My daughter’s pet mouse died. Shall I give that little creature a posthumous pseudonym? Yes: Aster, like the wild asters that persist, slightly shriveled but still vivid along the margins of tree wells and fences even in December. Aster was not impressed by humans, I don’t think, but she was lovely, with violet-petal ears, and she allowed us to gently stroke, with cautious fingertip, her tremulous flank. The sensation of her stance upon my hand was barely tactile, as though I were cupping not a living body but an audible vibration, a delicate sound. But, as I said, we barely seemed to register in her consciousness except as a place to poop or pee, occasionally. Neither Hanauta nor I paid her much mind, alas. Days would go by without our having looked in on her and each time we did she was invariably huddled inside her pink translucent igloo. Days did go by, we don’t know how many, between the time of her death and Hanauta’s discovery of her body. Several days, surely, at the end of which came H’s wail of regret, and her tears. I lifted Aster’s still, small body and gently shook away the clinging clods of bedding. She weighed nothing and seemed neither stiff nor pliant, though her body had taken on the pent, smooth angle of her cage’s corner where she had lain to die. Dark patches shown through her fur, blackened circles that alarmed me, and beneath its scales her naked tail (pink and seemingly four-sided like the stem of mints) bore regular stains of purple. Hanauta retreated to her reading chair but I invited her to make a ritual farewell for this lonely creature. I made an incense offering (to all Buddhas and Bodhisattvas throughout space and time) and we chanted Loka Samasta Sukhino Bhavantu (may all beings everywhere be happy and free.) Then I placed Aster in a re-sealable plastic sandwich bag and set her atop a box of ‘home style mini waffles’ in the freezer. She is awaiting burial, or I am awaiting her burial in a Brooklyn planter box (Hanauta’s dad has a roof garden.) That was that, ritual enough.
The morning after Aster’s funerary rites I found on my classroom rug a brown mouse lying dead. He was plump and sleek having grown fat on the scattered aftermath of our messy lunches. He had been on his way some where, his limbs arrested in a graceful trotting posture. I do think he was male, on his belly I saw no nipples (he looked so full I thought at first I’d found a pregnant female.) I didn’t pick him up, I don’t know why I felt such caution in the stillness of the morning classroom. I called my boss who pinched him up in a paper towel announcing, “It’s still warm” before depositing him without sentiment or ceremony in a trash can.

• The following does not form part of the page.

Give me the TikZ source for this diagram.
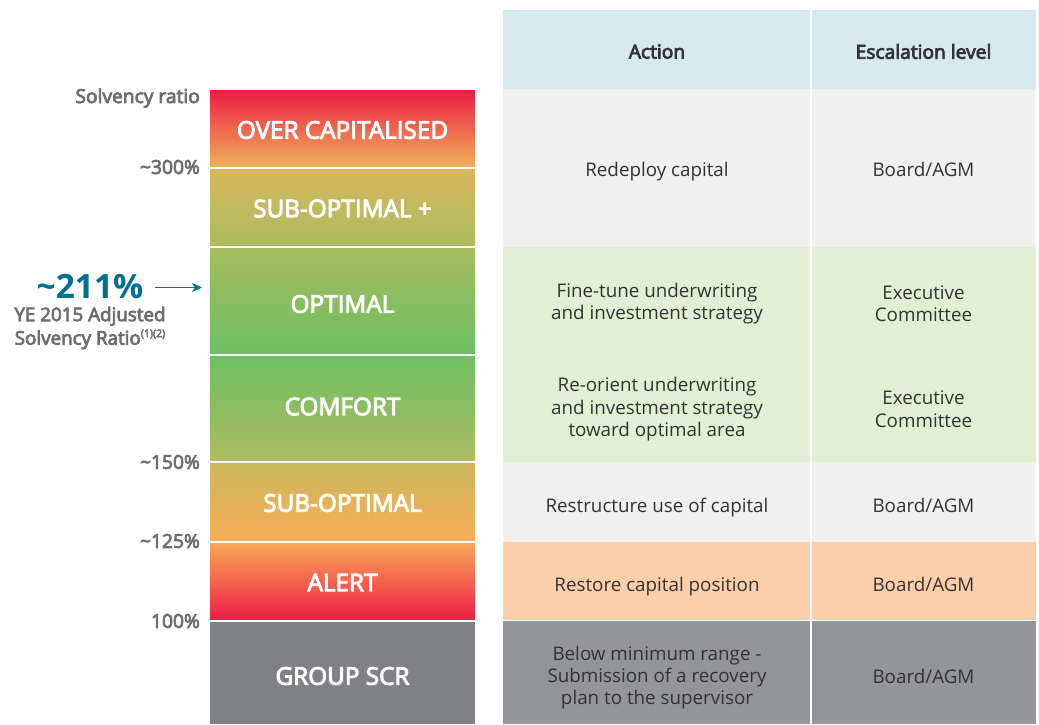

Other deaths have occurred in the classroom. Many snails have died while in my care but snails are mysterious and have methods of absence that fall short of actually dying. First, they can simply hole up in their shells and refuse to flow out no matter the enticements of tender lettuces and water droplets and the loud entreaties of impassioned three year olds. Second, snails are able to disappear in a small amount of soil for months on end. When I say disappear I mean these snails elude detection no matter how many times I rake my fingers through the snail tank soil. They re-appear, prompted by I know not what change in the environment, visible, viable, ready to live again. Third, snails also aestivate, seal themselves up under a thin cover of dried mucus – a real necessity when I am in charge of their habitat and routinely fail to give them adequate spritzing and/or fresh flora. But snails do truly die, of course. Sometimes I have found them still in the throes of decay, their lovely subtle foot reduced to foul, green muck. Sometimes nothing at all remains of the soft tissue. Invariably I sniff at these emptied shell and find they smell of nothing, soil, and sweetness. If a child asks about whether a snail has perished I say: “Well, no (or well, yes) but everything that begins will end sometime. Everything that starts will finish.” As for rituals of farewell, I just lob dead snails and empty shells into the garden or trash can without comment.

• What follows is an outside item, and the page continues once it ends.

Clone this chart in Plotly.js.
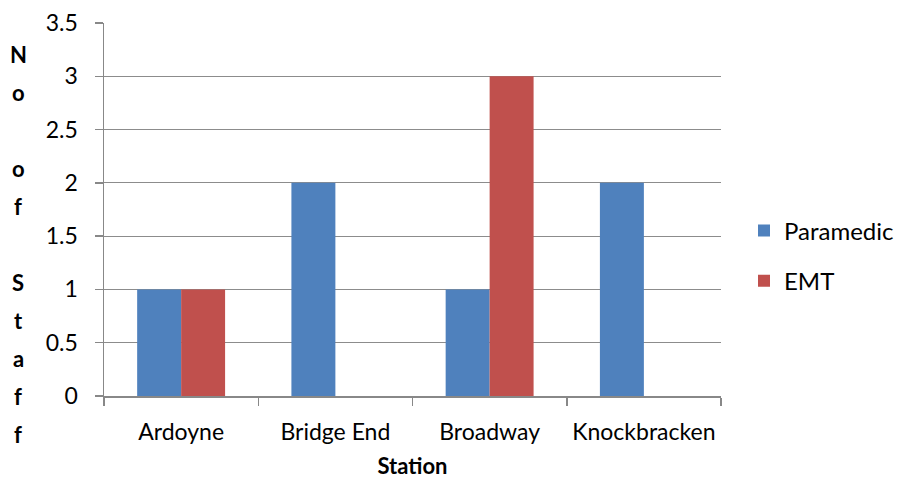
<!DOCTYPE html>
<html><head><meta charset="utf-8">
<script src="https://cdn.plot.ly/plotly-3.0.1.min.js"></script>
<style>html,body{margin:0;padding:0;background:#fff}#chart{width:902px;height:479px}</style>
</head><body><div id="chart"></div>
<script>
const stations = ["Ardoyne", "Bridge End", "Broadway", "Knockbracken"];
const paramedic = [1, 2, 1, 2];
const emt = [1, 0, 3, 0];
const seriesNames = ["Paramedic", "EMT"];
const yTitle = "No of Staff";
const xTitle = "Station";
const yTicks = [0, 0.5, 1, 1.5, 2, 2.5, 3, 3.5];

const FONT = "Lato, sans-serif";
const W = 902, H = 479;
const M = {l: 104, r: 181, t: 23, b: 83};
const plotH = H - M.t - M.b;

// vertical stacked y-axis title, one character per line
const letterAnns = [];
const chars = yTitle.split("");
chars.forEach((c, i) => {
  if (c === " ") return;
  const py = 54 + i * 38;
  letterAnns.push({
    text: "<b>" + c + "</b>", xref: "paper", yref: "paper",
    x: (18 - M.l) / (W - M.l - M.r), y: (H - M.b - py) / plotH,
    xanchor: "center", yanchor: "middle", showarrow: false,
    font: {family: FONT, size: 22, color: "#000"}
  });
});

const data = [
  {type: "bar", name: seriesNames[0], x: stations, y: paramedic,
   marker: {color: "#4F81BD"}, legendgroup: "a"},
  {type: "bar", name: seriesNames[1], x: stations, y: emt,
   marker: {color: "#C0504D"}, legendgroup: "b"}
];

const layout = {
  width: W, height: H, margin: M,
  paper_bgcolor: "#fff", plot_bgcolor: "#fff",
  barmode: "group", bargap: 0.43, bargroupgap: 0,
  font: {family: FONT, size: 23, color: "#000"},
  showlegend: true,
  legend: {xref: "container", yref: "container", x: 744 / W, y: 1 - 256 / H,
           xanchor: "left", yanchor: "middle",
           font: {family: FONT, size: 24, color: "#000"},
           tracegroupgap: 16, bgcolor: "rgba(0,0,0,0)"},
  xaxis: {
    type: "category", showline: true, linecolor: "#888", linewidth: 1.5,
    ticks: "outside", tickson: "boundaries", ticklen: 8, tickcolor: "#888", tickwidth: 1.5,
    showgrid: false, ticklabelstandoff: 15, tickangle: 0,
    tickfont: {family: FONT, size: 23, color: "#000"},
    title: {text: "<b>" + xTitle + "</b>", font: {family: FONT, size: 22, color: "#000"}, standoff: 18}
  },
  yaxis: {
    range: [0, 3.5], tickvals: yTicks, ticktext: yTicks.map(String),
    showline: true, linecolor: "#888", linewidth: 1.5,
    ticks: "outside", ticklen: 8, tickcolor: "#888", tickwidth: 1.5,
    showgrid: true, gridcolor: "#8c8c8c", gridwidth: 1.2, zeroline: false,
    ticklabelstandoff: 12,
    tickfont: {family: FONT, size: 23, color: "#000"}
  },
  annotations: letterAnns
};

Plotly.newPlot("chart", data, layout, {displayModeBar: false, staticPlot: true});
</script>
</body></html>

What more can one say to three year olds about death? Margaret Wise Brown wrote The Dead Bird which is a lovely but impossible book. Impossible because the children pick up, caress, and (in Remy Charlip’s sweet illustration if not in the text) kiss the (dead) bird. To which I say: feather-borne parasites, federal laws against possessing any dead birds or parts of birds, avian flu. But The Dead Bird sometimes appears on lists of resources for ‘talking to young children about death.’ A book I really do like on this topic is Judith Viorst’s The Tenth Good Thing About Barney. A dead snail doesn’t necessarily merit this degree of study and reflection, not unless a child seems concerned or interested. I am thinking about death, though, as I anticipate the entry into my class of a child whose father died a year ago. My students have not quite gotten around to the perennially favorite game of playing dead. The chief feature of death in these games is its impermanence, its reversibility. To play you must lie still and wait for someone to approach and wake you; this game is only played by children who are confident that one or more friends will come to rouse them. Children in our class will play dead, though, and we will certainly talk about daddies and we may find ourselves in a conversation that spirals gently around (like the snail’s shell) from these broad topics to the particular fact of one Daddy’s death. I don’t know, yet, what we will say, the children and I, but not “everything that begins will end.” When it comes to the people we love that is, I think, too large and cool a truth for threes to bear.